DIRECTIVE: In the lines below, output everything from the first line through the line containing "9.1, 8.7, 8.4]" exactly as it is. Pictures are not part of the output.

Collected data entries:

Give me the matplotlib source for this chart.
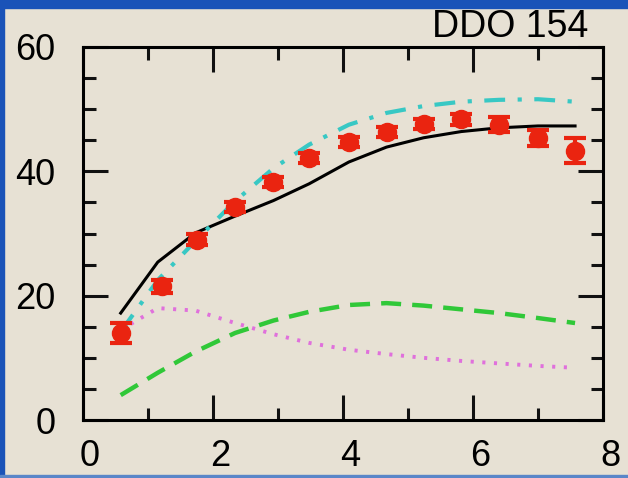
import matplotlib
matplotlib.use("Agg")
import matplotlib.pyplot as plt
import matplotlib.transforms as mtransforms
from matplotlib.patches import Rectangle
from matplotlib.ticker import MultipleLocator

plt.rcParams['font.family'] = ['Liberation Sans', 'DejaVu Sans']

# observed rotation curve (radius kpc, velocity km/s)
r_obs = [0.58, 1.22, 1.76, 2.34, 2.93, 3.48, 4.09, 4.67, 5.24, 5.82, 6.40, 7.00, 7.57]
v_obs = [14.0, 21.5, 29.0, 34.3, 38.3, 42.1, 44.7, 46.3, 47.6, 48.4, 47.5, 45.3, 43.3]
v_err = [1.6, 1.0, 0.9, 0.8, 0.8, 0.8, 0.8, 0.8, 0.8, 0.9, 1.2, 1.3, 2.0]

# model curves
r_mod = [0.58, 1.15, 1.73, 2.34, 2.93, 3.48, 4.09, 4.67, 5.24, 5.82, 6.40, 7.00, 7.57]
v_total = [17.2, 25.4, 30.1, 32.8, 35.3, 38.0, 41.5, 43.9, 45.4, 46.4, 47.0, 47.3, 47.3]
v_alt = [14.2, 22.5, 28.8, 35.2, 40.5, 44.3, 47.5, 49.4, 50.5, 51.2, 51.5, 51.6, 51.2]
v_gas = [4.0, 7.6, 11.0, 14.0, 16.0, 17.4, 18.5, 18.8, 18.4, 17.8, 17.2, 16.4, 15.6]
v_star = [14.5, 18.0, 17.6, 15.6, 13.8, 12.4, 11.3, 10.6, 10.0, 9.5, 9.1, 8.7, 8.4]

bg = '#e7e1d4'
fig = plt.figure(figsize=(6.28, 4.78), dpi=100)
fig.patch.set_facecolor(bg)

# blue slide frame
blue = '#1a53b8'
fig.add_artist(Rectangle((0, 1 - 8 / 478), 1, 8 / 478, transform=fig.transFigure, color=blue, zorder=0))
fig.add_artist(Rectangle((0, 0), 4 / 628, 1, transform=fig.transFigure, color=blue, zorder=0))
fig.add_artist(Rectangle((0, 0), 1, 3 / 478, transform=fig.transFigure, color='#5a86c8', zorder=0))

ax = fig.add_axes([83 / 628, 58 / 478, 520 / 628, 373 / 478])
ax.set_facecolor(bg)

ax.plot(r_mod, v_total, color='black', lw=2.2)
ax.plot(r_mod, v_alt, color='#38c8c4', lw=3, linestyle=(0, (5, 3, 1, 3)))
ax.plot(r_mod, v_gas, color='#30c838', lw=3.2, linestyle=(0, (4.5, 2.5)))
ax.plot(r_mod, v_star, color='#e070dc', lw=2.8, linestyle=(0, (0.8, 2.2)))
ax.errorbar(r_obs, v_obs, yerr=v_err, fmt='o', color='#ea2410', ms=13,
            elinewidth=3, capsize=8, capthick=3, zorder=5)

ax.set_xlim(0, 8)
ax.set_ylim(0, 60)
ax.xaxis.set_major_locator(MultipleLocator(2))
ax.xaxis.set_minor_locator(MultipleLocator(1))
ax.yaxis.set_major_locator(MultipleLocator(20))
ax.yaxis.set_minor_locator(MultipleLocator(5))

for s in ax.spines.values():
    s.set_linewidth(2.2)
ax.tick_params(which='both', direction='in', top=True, right=True, width=2.2,
               labelsize=26, color='#111111')
ax.tick_params(which='major', length=18)
ax.tick_params(which='minor', length=9)
ax.tick_params(axis='x', pad=14)
ax.tick_params(axis='y', pad=20)

shift = mtransforms.ScaledTranslation(7 / 100, 0, fig.dpi_scale_trans)
for lab in ax.get_xticklabels():
    lab.set_transform(lab.get_transform() + shift)

fig.text(588 / 628, 1 - 37 / 478, 'DDO 154', fontsize=27, ha='right', va='baseline')

fig.savefig('out.png', dpi=100, facecolor=fig.get_facecolor())
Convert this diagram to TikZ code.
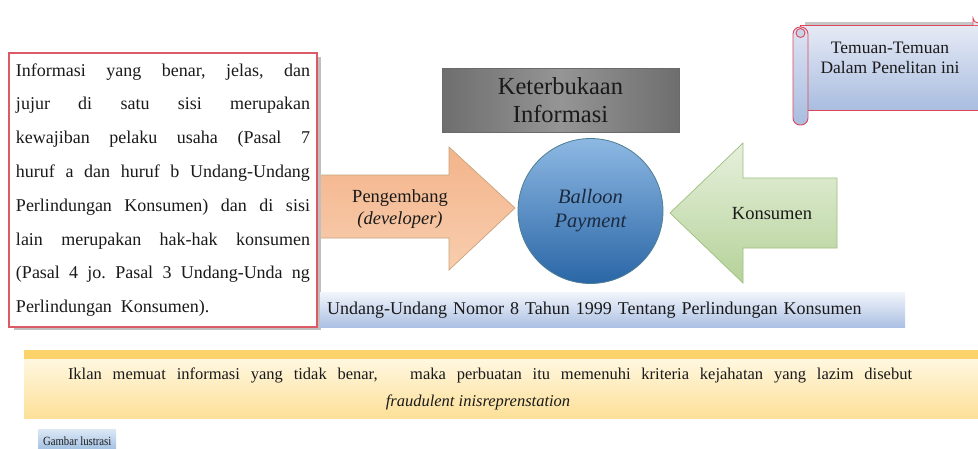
\documentclass[tikz,border=0pt]{standalone}
\usepackage{fontspec}
\setmainfont{Liberation Serif}
\newfontfamily\condfont[FakeStretch=0.86]{Liberation Serif}
\frenchspacing
\tolerance=10000
\hyphenpenalty=10000
\definecolor{boxred}{HTML}{DC5A66}
\definecolor{scrollred}{HTML}{E0465A}
\definecolor{txt}{HTML}{1A1A1A}
\definecolor{navy}{HTML}{1C2A40}
\definecolor{orDraw}{HTML}{C9A57D}
\definecolor{orTop}{HTML}{F3B48A}
\definecolor{orBot}{HTML}{F8CDAE}
\definecolor{grDraw}{HTML}{9EBF80}
\definecolor{grTop}{HTML}{E6F0DC}
\definecolor{grBot}{HTML}{B5D299}
\definecolor{ciDraw}{HTML}{4D7F93}
\definecolor{ciTop}{HTML}{8DB8E3}
\definecolor{ciBot}{HTML}{2A66A6}
\definecolor{gyDraw}{HTML}{6A6A6A}
\definecolor{gyEdge}{HTML}{6E6E6E}
\definecolor{gyMid}{HTML}{959595}
\definecolor{bbTop}{HTML}{F2F5FB}
\definecolor{bbBot}{HTML}{ABC0E3}
\definecolor{scTop}{HTML}{E6EAF5}
\definecolor{scBot}{HTML}{A9BDE0}
\definecolor{scRoll}{HTML}{DDE3F2}
\definecolor{scCurl}{HTML}{C9D4EB}
\definecolor{ybTop}{HTML}{FFF7E0}
\definecolor{ybBot}{HTML}{FDE098}
\definecolor{ybStrip}{HTML}{FBD36A}
\definecolor{sbTop}{HTML}{DCE8F5}
\definecolor{sbBot}{HTML}{98BAE0}
\begin{document}
\begin{tikzpicture}[x=1pt,y=-1pt,
  leftbox/.style={draw=boxred, line width=1.1pt, fill=white, minimum width=308pt, minimum height=274pt,
    text width=294pt, align=justify, inner sep=0pt, text=txt,
    font=\fontsize{18pt}{33.8pt}\selectfont},
  orangearrow/.style={draw=orDraw, line width=0.7pt, top color=orTop, bottom color=orBot},
  greenarrow/.style={draw=grDraw, line width=0.7pt, top color=grTop, bottom color=grBot},
  ballooncircle/.style={circle, draw=ciDraw, line width=0.8pt, top color=ciTop, bottom color=ciBot,
    minimum size=145pt, inner sep=0pt, align=center, text=navy, font=\fontsize{20.5pt}{24pt}\selectfont\itshape},
  graybox/.style={draw=gyDraw, line width=0.6pt, left color=gyEdge, right color=gyEdge, middle color=gyMid,
    minimum width=237pt, minimum height=64pt, align=center, text=txt, font=\fontsize{24.5pt}{28pt}\selectfont},
  blueband/.style={top color=bbTop, bottom color=bbBot, minimum width=585pt, minimum height=35pt,
    text width=571pt, inner xsep=7pt, inner ysep=0pt, align=left, text=txt, font=\fontsize{18pt}{20pt}\selectfont},
  labeltext/.style={align=center, text=txt, font=\fontsize{18.5pt}{22pt}\selectfont},
  scrolltext/.style={align=center, text=txt, font=\fontsize{17.5pt}{20.5pt}\selectfont},
  bandtext/.style={text=txt, font=\fontsize{16.5pt}{20pt}\selectfont},
  smallbox/.style={top color=sbTop, bottom color=sbBot, minimum width=78pt, minimum height=24pt,
    text=txt, font=\condfont\fontsize{12.5pt}{13pt}\selectfont, inner sep=0pt}
]
\useasboundingbox (0,0) rectangle (978,448);
\fill[white] (0,0) rectangle (978,448);

% orange arrow (drawn before the box so the box covers its tail)
\draw[orangearrow] (306,175) -- (449,175) -- (449,147) -- (515,208) -- (449,270) -- (449,238) -- (306,238) -- cycle;
\node[labeltext] (peng) at (400,209) {Pengembang\\\textit{(developer)}};

% left text box with shadow
\fill[gray!50] (14,57) rectangle (321,330);
\node[leftbox] (info) at (163,190) {Informasi yang benar, jelas, dan\linebreak
jujur di satu sisi merupakan\linebreak
kewajiban pelaku usaha (Pasal 7\linebreak
huruf a dan huruf b Undang-Undang\linebreak
Perlindungan Konsumen) dan di sisi\linebreak
lain merupakan hak-hak konsumen\linebreak
(Pasal 4 jo. Pasal 3 Undang-Unda ng\linebreak
Perlindungan\ \ Konsumen).};

% Keterbukaan Informasi
\node[graybox] (keter) at (560.5,100) {Keterbukaan\\Informasi};

% balloon payment
\node[ballooncircle] (balloon) at (590.5,211) {Balloon\\Payment};

% green arrow
\draw[greenarrow] (837,178) -- (743,178) -- (743,143) -- (670,213) -- (743,283) -- (743,248) -- (837,248) -- cycle;
\node[labeltext] (kons) at (772,214) {Konsumen};

% band
\node[blueband, anchor=north west] (uu) at (320,292) {Undang-Undang Nomor 8 Tahun 1999 Tentang Perlindungan Konsumen};

% scroll
\fill[gray!45] (805,22) rectangle (985,25);
\draw[scrollred, line width=0.9pt, top color=scTop, bottom color=scBot] (800,25) rectangle (990,110);
\draw[scrollred, line width=0.9pt, fill=scTop] (973,25) -- (973,18) arc[start angle=180, end angle=90, radius=5] -- (990,13) -- (990,25);
\draw[scrollred, line width=0.9pt, top color=scRoll, bottom color=scBot, rounded corners=7pt] (793,27) rectangle (808,125);
\draw[scrollred, line width=0.9pt, fill=scCurl] (800.5,33) circle[radius=4.5];
\node[scrolltext] (temuan) at (890,58) {Temuan-Temuan\\Dalam Penelitan ini};

% yellow band
\fill[top color=ybTop, bottom color=ybBot] (24,359) rectangle (985,418);
\fill[ybStrip] (24,350) rectangle (985,359);
\node[bandtext] (iklan1) at (490,375) {\makebox[844pt][s]{Iklan memuat informasi yang tidak benar,\ \ \ maka perbuatan itu memenuhi kriteria kejahatan yang lazim disebut}};
\node[bandtext] (iklan2) at (478,402) {\textit{fraudulent inisreprenstation}};

% small caption box
\node[smallbox, anchor=north west] (gambar) at (38,429) {Gambar lustrasi};
\end{tikzpicture}
\end{document}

WORKED SOLUTION:
Give me the matplotlib source for this chart.
import matplotlib
matplotlib.use("Agg")
import matplotlib.pyplot as plt
import matplotlib.transforms as mtransforms
from matplotlib.patches import Rectangle
from matplotlib.ticker import MultipleLocator

plt.rcParams['font.family'] = ['Liberation Sans', 'DejaVu Sans']

# observed rotation curve (radius kpc, velocity km/s)
r_obs = [0.58, 1.22, 1.76, 2.34, 2.93, 3.48, 4.09, 4.67, 5.24, 5.82, 6.40, 7.00, 7.57]
v_obs = [14.0, 21.5, 29.0, 34.3, 38.3, 42.1, 44.7, 46.3, 47.6, 48.4, 47.5, 45.3, 43.3]
v_err = [1.6, 1.0, 0.9, 0.8, 0.8, 0.8, 0.8, 0.8, 0.8, 0.9, 1.2, 1.3, 2.0]

# model curves
r_mod = [0.58, 1.15, 1.73, 2.34, 2.93, 3.48, 4.09, 4.67, 5.24, 5.82, 6.40, 7.00, 7.57]
v_total = [17.2, 25.4, 30.1, 32.8, 35.3, 38.0, 41.5, 43.9, 45.4, 46.4, 47.0, 47.3, 47.3]
v_alt = [14.2, 22.5, 28.8, 35.2, 40.5, 44.3, 47.5, 49.4, 50.5, 51.2, 51.5, 51.6, 51.2]
v_gas = [4.0, 7.6, 11.0, 14.0, 16.0, 17.4, 18.5, 18.8, 18.4, 17.8, 17.2, 16.4, 15.6]
v_star = [14.5, 18.0, 17.6, 15.6, 13.8, 12.4, 11.3, 10.6, 10.0, 9.5, 9.1, 8.7, 8.4]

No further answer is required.